- [TASK TO CARRY OUT] Note each line where "code" appears, and copy it.

- [INPUT MATERIAL]
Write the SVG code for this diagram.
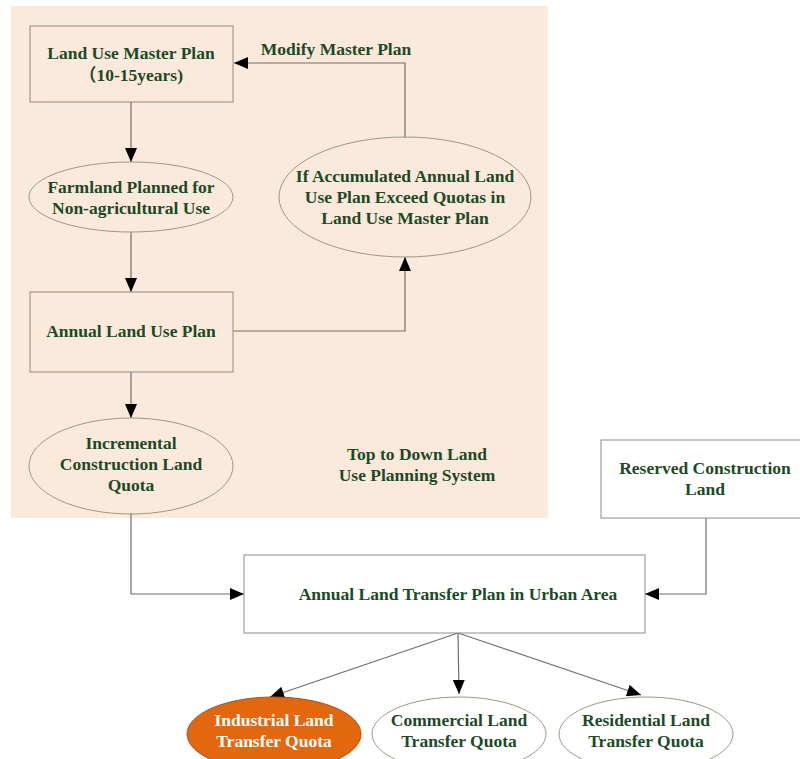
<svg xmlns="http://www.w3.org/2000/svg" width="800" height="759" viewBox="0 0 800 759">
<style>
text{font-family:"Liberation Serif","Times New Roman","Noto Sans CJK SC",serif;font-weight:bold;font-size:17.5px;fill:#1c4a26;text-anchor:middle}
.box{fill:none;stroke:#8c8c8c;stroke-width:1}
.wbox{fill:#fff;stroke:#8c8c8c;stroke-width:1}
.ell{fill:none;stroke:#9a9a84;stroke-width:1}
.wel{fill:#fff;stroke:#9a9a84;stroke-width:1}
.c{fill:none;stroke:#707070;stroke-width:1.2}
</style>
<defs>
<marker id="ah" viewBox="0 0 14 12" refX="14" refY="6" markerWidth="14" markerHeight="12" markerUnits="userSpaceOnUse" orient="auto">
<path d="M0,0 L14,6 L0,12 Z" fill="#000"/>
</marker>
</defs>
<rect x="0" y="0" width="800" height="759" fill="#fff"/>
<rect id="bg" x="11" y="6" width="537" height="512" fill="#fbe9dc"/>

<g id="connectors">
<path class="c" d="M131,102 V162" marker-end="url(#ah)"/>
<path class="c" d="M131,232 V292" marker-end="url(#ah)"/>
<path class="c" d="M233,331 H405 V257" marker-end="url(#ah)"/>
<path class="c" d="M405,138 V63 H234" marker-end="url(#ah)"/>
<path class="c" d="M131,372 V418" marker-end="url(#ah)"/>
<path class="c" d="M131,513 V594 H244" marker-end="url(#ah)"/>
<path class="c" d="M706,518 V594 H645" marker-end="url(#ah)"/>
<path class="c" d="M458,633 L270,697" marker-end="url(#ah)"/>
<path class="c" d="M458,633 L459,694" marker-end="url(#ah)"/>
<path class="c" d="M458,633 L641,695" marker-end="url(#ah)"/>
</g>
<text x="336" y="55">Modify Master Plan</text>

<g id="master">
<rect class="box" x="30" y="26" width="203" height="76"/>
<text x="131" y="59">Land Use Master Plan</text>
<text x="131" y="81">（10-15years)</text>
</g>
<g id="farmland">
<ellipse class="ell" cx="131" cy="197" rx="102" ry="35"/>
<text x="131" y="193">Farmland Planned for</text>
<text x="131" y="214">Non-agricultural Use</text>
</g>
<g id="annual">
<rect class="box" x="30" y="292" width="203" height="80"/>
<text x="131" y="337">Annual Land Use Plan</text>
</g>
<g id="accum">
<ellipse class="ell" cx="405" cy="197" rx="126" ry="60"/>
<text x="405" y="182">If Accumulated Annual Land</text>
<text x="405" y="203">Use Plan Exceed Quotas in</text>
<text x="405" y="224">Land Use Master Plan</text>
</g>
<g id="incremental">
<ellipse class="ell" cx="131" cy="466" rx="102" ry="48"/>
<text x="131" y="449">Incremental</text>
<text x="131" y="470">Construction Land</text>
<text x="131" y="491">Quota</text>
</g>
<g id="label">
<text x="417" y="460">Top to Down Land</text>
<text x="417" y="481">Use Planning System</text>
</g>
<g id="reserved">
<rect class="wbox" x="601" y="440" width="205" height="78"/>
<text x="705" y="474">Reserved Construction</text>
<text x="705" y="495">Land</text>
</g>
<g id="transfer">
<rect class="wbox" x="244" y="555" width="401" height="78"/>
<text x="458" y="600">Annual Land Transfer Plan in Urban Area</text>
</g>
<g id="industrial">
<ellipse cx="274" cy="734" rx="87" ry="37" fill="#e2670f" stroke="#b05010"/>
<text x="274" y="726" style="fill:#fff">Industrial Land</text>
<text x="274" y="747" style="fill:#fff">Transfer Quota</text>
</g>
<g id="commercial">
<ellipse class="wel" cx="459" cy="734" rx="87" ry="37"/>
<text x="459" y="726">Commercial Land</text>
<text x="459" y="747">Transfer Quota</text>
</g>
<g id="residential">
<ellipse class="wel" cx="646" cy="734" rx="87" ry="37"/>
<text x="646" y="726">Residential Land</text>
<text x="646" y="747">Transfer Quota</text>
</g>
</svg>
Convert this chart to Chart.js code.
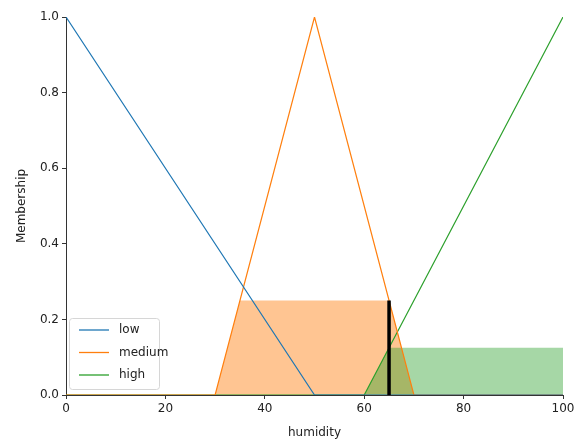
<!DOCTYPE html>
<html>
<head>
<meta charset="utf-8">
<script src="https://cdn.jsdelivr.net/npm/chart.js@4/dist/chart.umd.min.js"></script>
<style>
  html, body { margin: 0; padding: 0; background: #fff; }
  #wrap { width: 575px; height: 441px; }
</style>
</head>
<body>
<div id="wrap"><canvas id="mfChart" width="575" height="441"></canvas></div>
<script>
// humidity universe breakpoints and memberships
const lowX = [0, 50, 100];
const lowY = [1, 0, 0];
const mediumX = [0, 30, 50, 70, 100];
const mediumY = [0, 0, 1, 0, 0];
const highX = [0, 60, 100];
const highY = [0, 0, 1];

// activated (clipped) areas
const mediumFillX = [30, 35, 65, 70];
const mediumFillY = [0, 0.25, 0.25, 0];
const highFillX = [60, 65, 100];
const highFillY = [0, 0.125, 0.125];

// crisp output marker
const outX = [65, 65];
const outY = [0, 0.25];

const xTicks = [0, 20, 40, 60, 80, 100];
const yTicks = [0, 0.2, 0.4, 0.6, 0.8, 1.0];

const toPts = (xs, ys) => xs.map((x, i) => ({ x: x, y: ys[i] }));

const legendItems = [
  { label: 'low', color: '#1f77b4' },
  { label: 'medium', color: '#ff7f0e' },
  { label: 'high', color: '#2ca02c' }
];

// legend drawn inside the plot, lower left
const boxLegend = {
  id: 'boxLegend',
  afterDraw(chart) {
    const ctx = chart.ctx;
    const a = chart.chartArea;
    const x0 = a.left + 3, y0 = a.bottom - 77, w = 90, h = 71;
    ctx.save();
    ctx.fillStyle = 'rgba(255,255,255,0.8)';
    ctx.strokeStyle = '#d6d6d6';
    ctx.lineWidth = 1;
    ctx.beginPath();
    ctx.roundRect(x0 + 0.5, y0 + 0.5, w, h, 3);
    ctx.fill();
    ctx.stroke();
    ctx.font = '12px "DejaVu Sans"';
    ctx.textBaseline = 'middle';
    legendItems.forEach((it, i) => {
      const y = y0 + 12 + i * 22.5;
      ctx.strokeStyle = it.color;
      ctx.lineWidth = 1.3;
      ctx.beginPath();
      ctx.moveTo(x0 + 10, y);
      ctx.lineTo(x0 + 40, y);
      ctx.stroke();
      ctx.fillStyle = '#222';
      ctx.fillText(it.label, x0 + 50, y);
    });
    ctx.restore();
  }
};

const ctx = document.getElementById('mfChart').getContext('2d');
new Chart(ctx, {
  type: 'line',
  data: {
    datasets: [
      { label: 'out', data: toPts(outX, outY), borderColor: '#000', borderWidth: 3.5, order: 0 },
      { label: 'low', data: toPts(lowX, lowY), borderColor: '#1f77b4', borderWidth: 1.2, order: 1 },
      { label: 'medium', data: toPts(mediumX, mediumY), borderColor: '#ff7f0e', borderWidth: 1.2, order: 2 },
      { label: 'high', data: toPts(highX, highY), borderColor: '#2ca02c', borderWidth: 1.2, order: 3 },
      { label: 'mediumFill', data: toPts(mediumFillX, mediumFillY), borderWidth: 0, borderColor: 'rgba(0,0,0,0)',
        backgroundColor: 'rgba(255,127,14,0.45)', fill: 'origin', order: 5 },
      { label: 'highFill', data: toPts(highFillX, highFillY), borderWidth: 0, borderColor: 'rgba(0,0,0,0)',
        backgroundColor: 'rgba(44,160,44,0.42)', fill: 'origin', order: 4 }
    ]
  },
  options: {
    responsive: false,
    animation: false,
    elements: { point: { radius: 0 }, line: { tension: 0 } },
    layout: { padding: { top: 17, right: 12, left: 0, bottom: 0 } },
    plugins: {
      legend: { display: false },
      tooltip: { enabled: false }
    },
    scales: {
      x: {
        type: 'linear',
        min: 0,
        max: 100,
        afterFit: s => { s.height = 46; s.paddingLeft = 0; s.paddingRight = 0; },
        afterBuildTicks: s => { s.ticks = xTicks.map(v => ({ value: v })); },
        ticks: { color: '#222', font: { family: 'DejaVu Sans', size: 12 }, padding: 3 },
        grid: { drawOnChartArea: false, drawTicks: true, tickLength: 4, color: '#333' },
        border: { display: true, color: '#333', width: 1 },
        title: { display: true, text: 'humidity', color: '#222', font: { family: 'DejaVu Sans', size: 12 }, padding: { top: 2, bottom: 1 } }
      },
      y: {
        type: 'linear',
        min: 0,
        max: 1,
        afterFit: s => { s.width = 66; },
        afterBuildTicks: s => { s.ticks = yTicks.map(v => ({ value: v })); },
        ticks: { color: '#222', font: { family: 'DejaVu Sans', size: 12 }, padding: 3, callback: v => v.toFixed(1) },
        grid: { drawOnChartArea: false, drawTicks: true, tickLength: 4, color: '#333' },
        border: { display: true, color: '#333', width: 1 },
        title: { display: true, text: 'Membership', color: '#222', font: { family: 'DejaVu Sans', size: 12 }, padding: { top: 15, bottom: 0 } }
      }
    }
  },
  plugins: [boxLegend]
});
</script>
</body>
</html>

- [RESULT]
Write the SVG code for this diagram.
Convert this chart to Chart.js code.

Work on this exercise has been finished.